Can you explain some more or point to the exact part of the research paper. When you say "GC'ing actors themselves vs GC'ing memory reachable from actor" what exactly do you mean? Are you talking about the process dictionary and mailbox vs the state of actor passed through its loop function?
For arguments' sake here is what a simple Erlang actor looks like:
I guess the claim was that such an erlang actor would run forever when nobody sends it a message to stop it. And with pony it would be detected that the actor is no longer reachable and it would be automatically stopped.
Erlang can "leak" processes if the process doesn't exit once it's no longer needed. Pony (I assume) will clean up a process automatically once there are no more references to it.
Exactly: it will clean an actor, once there are no messages to it, and it has no work to do, and there are no references to it (or any references come from such actors which have no work themselves -- i.e. are in a cycle).

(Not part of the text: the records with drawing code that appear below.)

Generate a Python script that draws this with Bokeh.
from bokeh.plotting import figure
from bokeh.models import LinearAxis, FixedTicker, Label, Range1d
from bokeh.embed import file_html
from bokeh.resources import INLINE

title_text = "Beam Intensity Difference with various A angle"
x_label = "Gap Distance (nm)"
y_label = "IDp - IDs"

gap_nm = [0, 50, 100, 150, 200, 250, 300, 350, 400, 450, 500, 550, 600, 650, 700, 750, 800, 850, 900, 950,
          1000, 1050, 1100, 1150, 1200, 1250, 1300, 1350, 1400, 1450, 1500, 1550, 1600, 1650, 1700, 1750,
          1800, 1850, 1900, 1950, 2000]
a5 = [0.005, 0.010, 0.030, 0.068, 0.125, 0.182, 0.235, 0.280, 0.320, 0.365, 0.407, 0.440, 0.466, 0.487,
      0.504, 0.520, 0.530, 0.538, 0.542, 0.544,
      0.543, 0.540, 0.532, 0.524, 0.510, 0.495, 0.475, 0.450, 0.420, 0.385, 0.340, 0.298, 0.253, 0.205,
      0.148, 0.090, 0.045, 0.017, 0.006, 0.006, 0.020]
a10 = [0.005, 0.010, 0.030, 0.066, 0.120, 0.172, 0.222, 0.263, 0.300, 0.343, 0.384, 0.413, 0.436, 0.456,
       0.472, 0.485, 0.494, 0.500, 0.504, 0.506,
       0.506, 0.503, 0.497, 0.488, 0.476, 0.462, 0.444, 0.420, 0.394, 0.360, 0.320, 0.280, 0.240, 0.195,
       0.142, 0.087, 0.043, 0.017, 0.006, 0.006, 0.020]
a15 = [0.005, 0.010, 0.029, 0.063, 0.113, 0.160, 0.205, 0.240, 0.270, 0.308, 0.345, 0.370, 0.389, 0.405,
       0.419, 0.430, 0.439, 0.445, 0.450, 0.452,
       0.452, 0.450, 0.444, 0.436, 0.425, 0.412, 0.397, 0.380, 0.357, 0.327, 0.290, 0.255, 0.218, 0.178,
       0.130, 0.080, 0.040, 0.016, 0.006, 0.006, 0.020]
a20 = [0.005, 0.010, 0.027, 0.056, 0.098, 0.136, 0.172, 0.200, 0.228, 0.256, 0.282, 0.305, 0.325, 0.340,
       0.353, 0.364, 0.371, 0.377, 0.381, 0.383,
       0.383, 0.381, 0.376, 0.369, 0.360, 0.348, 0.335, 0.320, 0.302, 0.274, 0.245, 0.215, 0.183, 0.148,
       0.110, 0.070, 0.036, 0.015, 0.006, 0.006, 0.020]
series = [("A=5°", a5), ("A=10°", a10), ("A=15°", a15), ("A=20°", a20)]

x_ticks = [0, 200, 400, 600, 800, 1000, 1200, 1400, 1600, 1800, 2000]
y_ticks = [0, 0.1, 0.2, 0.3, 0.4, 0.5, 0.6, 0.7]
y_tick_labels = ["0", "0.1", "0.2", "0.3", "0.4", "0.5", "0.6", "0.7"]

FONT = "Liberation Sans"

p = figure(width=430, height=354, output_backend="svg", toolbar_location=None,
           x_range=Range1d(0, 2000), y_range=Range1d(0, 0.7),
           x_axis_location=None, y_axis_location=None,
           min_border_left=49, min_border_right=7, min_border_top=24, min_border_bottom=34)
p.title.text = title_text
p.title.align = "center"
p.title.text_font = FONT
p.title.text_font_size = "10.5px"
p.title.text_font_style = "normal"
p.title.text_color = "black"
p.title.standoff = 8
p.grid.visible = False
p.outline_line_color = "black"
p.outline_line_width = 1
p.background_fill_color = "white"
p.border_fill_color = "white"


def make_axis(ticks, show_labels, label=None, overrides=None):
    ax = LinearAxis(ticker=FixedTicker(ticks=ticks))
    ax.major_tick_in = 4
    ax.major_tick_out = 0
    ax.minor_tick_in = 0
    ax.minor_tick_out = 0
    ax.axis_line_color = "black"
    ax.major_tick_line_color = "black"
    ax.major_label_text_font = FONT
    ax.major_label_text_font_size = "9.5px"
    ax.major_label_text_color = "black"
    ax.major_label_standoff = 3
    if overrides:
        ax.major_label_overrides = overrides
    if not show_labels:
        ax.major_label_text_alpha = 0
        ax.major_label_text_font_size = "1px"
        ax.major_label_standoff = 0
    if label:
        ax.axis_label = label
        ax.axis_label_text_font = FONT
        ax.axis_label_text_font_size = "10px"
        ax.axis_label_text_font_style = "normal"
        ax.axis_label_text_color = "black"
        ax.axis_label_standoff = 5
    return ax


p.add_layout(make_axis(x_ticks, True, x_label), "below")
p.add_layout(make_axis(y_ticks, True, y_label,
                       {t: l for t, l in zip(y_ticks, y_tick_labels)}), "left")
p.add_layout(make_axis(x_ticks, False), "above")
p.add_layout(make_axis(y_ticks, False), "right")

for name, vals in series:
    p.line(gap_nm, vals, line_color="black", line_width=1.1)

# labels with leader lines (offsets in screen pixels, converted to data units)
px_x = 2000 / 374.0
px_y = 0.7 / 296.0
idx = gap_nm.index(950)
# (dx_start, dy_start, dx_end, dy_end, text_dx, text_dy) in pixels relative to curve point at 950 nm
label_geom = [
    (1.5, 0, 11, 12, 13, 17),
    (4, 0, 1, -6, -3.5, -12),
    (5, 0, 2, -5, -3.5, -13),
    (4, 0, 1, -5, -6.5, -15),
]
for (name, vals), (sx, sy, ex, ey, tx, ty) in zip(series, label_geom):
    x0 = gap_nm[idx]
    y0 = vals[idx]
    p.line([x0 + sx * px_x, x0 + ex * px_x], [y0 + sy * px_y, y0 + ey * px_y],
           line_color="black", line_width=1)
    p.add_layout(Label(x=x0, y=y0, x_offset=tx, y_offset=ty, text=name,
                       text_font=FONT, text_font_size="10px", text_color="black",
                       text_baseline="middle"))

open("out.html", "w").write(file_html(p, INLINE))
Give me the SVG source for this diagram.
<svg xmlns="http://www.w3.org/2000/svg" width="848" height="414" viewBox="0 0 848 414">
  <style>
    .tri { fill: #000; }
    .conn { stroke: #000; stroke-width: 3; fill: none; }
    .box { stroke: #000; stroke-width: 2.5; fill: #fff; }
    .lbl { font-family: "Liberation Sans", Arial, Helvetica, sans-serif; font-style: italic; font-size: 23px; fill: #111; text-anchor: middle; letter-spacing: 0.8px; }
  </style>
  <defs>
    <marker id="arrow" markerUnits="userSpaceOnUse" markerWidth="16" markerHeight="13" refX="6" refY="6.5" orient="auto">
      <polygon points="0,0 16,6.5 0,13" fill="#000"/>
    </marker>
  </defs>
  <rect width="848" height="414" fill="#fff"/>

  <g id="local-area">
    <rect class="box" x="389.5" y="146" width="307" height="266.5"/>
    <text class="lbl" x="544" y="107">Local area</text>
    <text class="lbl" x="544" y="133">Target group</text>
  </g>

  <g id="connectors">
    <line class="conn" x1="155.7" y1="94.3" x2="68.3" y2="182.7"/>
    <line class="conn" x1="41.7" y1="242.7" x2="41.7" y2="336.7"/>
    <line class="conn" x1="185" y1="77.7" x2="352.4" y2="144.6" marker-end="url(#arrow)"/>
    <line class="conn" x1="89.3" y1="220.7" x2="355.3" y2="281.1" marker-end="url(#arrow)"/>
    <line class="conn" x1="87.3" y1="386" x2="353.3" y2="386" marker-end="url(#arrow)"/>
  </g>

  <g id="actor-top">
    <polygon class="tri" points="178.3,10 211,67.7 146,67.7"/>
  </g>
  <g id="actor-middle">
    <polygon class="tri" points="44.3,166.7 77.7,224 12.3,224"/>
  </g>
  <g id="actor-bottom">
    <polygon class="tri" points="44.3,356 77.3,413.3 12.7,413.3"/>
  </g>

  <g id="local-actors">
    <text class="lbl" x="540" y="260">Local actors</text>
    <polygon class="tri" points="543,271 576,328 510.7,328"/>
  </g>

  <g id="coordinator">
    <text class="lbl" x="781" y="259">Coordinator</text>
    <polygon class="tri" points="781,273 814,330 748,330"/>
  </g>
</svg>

I'm wondering about something. In big systems you'll see actors on different platforms communicating with eachother. For example, a javascript actor would communicate with a server actor. How would garbage collection work in that case? Would cycles be detected across machine boundaries?
Perhaps you're thinking of some different concept of actor?
I don't recall Javascript supporting or having any library that would enable actor model of concurrency.
The general idea of actor model is that each actor is a process with a queue (mail box) and they talk to each other via msg. Javascript does not have such a thing nor does a server actor?
I must not be understanding that claim correctly. Erlang does garbage collection on a per actor basis (at least that's my understanding). If the claim is that multiple actors can garbage collect simultaneously, then I guess that means Erlang only GCs one actor at a time. If so, why can't Erlang GC multiple actors at a time? It does full SMP for actor execution.